§ What the task asks: Copy out all lines with the word "chart" in them.
[Start Data shown]
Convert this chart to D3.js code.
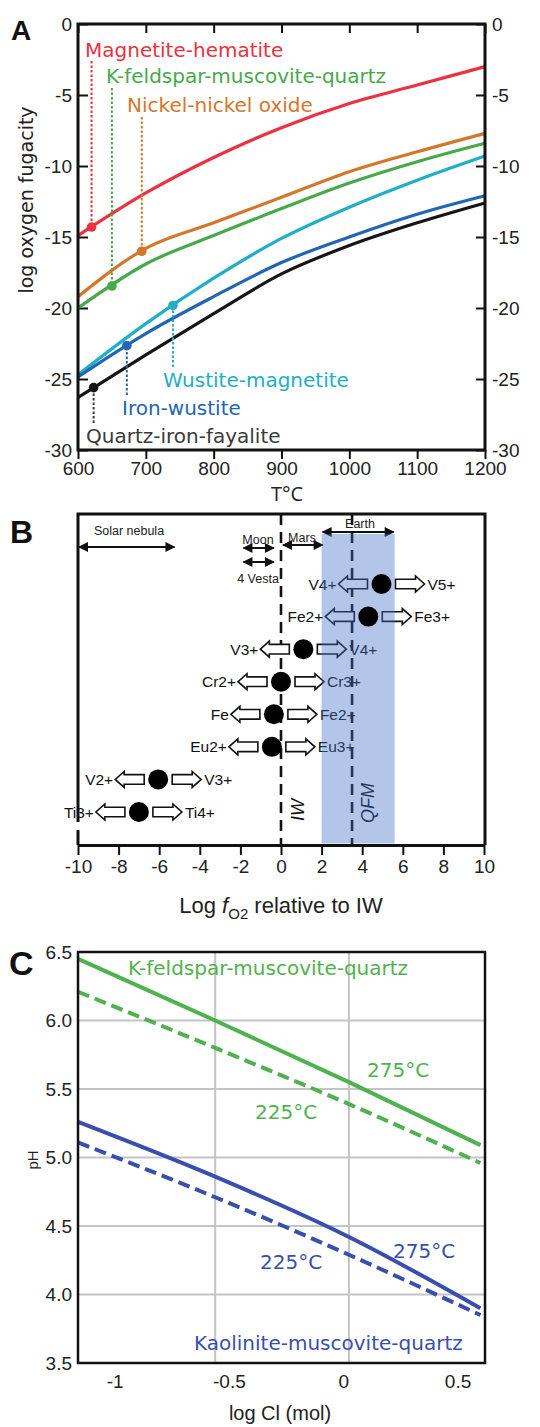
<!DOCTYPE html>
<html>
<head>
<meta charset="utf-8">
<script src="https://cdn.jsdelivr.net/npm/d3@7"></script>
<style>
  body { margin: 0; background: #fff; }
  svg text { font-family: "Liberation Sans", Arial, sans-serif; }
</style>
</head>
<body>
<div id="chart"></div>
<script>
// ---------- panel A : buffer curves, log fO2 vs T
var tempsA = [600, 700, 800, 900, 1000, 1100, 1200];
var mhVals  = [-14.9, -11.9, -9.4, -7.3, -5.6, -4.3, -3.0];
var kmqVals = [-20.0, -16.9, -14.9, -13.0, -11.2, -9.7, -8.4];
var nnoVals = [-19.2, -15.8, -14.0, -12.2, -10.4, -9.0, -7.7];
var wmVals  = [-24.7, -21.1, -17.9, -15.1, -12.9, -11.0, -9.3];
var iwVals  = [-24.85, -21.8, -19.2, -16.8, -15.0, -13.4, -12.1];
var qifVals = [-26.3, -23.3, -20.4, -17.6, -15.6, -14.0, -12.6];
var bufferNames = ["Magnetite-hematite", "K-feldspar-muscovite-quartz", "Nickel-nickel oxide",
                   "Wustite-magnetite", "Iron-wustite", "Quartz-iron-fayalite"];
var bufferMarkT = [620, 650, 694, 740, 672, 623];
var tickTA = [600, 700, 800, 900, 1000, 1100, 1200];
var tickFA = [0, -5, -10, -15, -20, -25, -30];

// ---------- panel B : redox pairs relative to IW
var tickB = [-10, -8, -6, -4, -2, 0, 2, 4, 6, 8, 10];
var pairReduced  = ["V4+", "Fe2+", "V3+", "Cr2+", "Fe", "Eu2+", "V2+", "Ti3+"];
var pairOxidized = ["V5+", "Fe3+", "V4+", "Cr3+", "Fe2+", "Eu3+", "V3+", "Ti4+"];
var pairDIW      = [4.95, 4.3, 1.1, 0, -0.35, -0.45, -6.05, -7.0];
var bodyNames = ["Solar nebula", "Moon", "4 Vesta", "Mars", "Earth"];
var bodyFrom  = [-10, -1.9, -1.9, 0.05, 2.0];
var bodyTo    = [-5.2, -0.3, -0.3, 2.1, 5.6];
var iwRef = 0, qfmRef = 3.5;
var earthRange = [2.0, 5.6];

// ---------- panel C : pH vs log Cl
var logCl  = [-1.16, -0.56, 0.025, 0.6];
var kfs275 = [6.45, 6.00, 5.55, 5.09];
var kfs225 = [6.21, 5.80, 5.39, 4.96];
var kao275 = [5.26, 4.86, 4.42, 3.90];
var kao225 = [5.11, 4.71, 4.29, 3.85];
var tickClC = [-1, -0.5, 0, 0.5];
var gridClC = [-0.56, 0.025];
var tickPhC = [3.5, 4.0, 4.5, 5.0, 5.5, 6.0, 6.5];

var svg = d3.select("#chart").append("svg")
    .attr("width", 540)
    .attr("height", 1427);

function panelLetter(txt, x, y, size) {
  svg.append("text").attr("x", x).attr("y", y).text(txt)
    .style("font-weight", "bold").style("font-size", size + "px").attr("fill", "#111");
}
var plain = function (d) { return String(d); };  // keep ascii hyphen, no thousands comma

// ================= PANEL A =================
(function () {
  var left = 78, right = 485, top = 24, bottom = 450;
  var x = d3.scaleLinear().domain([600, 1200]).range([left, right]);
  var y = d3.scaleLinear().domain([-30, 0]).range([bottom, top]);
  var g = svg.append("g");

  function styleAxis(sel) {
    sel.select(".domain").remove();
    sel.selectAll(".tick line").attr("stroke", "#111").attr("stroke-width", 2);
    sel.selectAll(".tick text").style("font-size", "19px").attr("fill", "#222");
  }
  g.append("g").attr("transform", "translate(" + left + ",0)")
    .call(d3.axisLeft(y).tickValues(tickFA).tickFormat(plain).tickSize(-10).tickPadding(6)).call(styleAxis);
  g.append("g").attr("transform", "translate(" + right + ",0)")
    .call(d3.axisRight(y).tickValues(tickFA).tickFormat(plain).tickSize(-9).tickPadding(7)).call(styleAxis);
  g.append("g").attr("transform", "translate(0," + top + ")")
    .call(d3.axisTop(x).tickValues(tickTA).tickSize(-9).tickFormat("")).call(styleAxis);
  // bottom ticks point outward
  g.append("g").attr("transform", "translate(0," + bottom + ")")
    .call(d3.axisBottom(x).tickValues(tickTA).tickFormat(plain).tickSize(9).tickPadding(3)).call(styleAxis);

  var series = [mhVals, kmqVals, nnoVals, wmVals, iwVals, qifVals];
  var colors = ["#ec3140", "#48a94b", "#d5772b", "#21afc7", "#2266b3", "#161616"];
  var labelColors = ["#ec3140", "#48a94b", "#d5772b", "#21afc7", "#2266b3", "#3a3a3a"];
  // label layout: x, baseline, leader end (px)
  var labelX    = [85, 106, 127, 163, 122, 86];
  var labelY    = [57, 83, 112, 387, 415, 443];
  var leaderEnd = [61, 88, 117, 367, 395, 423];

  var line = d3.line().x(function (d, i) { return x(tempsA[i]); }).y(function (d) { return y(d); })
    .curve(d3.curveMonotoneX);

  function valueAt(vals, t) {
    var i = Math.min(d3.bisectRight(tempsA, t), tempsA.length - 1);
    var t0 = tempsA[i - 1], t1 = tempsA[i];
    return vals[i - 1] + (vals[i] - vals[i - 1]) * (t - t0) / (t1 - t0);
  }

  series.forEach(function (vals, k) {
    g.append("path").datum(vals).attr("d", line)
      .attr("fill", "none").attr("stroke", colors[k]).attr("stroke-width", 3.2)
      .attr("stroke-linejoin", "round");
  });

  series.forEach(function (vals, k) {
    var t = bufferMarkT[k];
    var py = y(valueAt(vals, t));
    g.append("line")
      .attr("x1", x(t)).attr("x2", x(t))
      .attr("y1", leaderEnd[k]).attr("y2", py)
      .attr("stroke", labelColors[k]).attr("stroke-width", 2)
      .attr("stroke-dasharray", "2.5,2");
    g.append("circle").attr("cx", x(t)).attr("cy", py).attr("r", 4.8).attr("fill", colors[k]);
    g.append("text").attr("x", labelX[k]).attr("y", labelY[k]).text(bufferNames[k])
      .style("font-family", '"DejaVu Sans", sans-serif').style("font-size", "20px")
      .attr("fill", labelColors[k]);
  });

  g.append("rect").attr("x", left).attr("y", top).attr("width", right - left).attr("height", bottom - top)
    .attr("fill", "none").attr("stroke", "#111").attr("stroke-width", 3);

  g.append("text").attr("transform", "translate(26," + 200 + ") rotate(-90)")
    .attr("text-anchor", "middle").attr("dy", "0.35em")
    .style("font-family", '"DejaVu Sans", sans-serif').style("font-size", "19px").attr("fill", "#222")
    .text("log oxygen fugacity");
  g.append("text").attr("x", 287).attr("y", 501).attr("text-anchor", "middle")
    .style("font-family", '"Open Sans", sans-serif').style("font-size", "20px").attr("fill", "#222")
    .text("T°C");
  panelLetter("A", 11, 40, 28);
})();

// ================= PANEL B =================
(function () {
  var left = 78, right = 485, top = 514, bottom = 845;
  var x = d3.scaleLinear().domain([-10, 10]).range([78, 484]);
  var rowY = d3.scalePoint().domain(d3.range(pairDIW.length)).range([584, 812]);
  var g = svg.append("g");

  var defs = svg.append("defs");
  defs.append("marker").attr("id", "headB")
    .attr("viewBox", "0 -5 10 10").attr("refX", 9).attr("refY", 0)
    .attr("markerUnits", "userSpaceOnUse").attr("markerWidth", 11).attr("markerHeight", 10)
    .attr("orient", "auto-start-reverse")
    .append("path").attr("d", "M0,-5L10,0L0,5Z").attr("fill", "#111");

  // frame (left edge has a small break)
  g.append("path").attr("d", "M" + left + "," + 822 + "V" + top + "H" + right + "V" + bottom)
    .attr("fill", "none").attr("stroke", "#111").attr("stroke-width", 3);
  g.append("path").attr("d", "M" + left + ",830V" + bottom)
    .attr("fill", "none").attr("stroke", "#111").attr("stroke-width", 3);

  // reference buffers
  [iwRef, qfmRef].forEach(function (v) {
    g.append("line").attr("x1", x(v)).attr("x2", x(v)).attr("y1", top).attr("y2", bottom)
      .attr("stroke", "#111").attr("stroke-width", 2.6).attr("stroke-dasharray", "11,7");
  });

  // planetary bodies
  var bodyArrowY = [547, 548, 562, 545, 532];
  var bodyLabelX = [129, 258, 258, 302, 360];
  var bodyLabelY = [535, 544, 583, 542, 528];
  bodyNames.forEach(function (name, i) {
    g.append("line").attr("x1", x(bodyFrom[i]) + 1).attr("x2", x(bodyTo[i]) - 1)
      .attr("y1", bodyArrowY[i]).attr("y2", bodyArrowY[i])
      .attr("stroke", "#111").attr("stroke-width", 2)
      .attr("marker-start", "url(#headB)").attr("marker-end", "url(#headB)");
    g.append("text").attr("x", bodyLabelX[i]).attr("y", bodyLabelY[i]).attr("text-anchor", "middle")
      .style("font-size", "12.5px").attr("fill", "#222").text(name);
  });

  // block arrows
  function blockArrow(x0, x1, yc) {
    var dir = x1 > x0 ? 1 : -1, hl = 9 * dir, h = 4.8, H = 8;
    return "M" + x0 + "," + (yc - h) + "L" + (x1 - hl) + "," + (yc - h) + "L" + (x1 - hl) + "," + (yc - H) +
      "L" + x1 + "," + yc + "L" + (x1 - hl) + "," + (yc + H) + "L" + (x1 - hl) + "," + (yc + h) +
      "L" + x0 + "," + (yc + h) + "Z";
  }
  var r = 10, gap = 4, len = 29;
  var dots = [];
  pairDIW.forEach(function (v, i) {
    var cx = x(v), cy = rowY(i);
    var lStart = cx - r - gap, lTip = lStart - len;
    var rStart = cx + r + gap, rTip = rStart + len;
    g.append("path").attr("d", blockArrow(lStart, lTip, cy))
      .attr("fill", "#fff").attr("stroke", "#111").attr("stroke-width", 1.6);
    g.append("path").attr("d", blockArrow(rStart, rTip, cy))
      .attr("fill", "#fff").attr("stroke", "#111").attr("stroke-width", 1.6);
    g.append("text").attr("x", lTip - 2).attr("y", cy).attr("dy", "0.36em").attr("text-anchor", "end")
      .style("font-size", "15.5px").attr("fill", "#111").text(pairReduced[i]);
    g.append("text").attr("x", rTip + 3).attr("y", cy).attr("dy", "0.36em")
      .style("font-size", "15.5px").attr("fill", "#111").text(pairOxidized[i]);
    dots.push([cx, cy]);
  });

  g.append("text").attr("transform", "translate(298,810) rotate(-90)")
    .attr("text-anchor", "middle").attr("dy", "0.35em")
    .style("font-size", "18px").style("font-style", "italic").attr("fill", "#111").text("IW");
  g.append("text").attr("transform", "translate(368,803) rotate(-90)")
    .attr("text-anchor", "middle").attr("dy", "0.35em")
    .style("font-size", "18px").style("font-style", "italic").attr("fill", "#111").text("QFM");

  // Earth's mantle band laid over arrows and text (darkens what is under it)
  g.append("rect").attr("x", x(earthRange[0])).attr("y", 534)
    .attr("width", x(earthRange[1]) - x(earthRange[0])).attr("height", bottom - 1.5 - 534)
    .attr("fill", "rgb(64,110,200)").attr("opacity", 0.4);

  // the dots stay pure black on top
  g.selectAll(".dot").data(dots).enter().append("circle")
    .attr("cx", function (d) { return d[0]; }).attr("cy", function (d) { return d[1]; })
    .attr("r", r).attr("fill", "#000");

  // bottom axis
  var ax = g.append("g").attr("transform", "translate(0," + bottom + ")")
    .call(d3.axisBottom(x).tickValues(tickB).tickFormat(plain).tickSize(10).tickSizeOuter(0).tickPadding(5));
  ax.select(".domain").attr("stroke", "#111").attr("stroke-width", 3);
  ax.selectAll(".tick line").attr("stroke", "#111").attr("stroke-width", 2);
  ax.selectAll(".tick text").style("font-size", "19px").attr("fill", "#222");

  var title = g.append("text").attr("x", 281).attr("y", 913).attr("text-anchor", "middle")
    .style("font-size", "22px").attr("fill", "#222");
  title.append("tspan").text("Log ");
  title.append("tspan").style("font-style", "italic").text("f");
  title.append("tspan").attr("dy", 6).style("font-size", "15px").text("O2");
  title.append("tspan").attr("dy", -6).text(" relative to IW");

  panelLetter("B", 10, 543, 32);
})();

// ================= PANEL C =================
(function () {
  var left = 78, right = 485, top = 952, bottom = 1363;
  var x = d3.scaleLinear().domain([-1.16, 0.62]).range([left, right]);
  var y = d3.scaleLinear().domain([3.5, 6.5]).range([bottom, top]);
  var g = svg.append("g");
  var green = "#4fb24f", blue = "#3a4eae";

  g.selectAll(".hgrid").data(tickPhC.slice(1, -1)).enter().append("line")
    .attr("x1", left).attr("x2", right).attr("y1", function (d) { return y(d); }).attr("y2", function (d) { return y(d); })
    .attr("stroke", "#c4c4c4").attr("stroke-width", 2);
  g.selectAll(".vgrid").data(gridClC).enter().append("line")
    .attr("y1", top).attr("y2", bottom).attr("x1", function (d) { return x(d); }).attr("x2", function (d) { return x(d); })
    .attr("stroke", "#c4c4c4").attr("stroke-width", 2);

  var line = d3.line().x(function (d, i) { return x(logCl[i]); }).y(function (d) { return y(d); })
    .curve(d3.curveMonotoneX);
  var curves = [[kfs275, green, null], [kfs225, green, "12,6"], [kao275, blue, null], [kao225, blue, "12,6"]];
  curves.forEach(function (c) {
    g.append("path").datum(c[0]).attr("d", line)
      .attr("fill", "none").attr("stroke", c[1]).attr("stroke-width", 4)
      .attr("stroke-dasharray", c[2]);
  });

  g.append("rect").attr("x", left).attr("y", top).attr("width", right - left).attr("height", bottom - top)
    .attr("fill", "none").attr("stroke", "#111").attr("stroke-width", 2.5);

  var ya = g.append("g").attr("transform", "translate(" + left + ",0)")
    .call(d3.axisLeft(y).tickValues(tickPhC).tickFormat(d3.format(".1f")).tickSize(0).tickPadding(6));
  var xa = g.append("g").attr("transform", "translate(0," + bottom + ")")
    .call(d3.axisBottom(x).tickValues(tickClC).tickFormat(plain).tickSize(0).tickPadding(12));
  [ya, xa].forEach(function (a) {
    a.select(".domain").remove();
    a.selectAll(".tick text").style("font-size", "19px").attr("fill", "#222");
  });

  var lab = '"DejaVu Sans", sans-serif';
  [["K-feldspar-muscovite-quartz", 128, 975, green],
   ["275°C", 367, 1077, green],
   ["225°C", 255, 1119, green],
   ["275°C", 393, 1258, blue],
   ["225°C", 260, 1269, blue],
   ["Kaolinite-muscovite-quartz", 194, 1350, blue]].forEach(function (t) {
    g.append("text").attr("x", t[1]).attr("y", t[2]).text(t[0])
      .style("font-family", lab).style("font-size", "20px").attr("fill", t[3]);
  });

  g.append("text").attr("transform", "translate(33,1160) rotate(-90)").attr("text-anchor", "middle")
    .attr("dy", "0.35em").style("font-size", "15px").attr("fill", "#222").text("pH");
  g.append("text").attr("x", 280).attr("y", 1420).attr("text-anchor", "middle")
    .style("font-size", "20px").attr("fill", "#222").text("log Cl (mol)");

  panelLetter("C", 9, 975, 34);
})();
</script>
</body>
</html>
[End Data shown]
§ Output:
Convert this chart to D3.js code.
<div id="chart"></div>
var svg = d3.select("#chart").append("svg")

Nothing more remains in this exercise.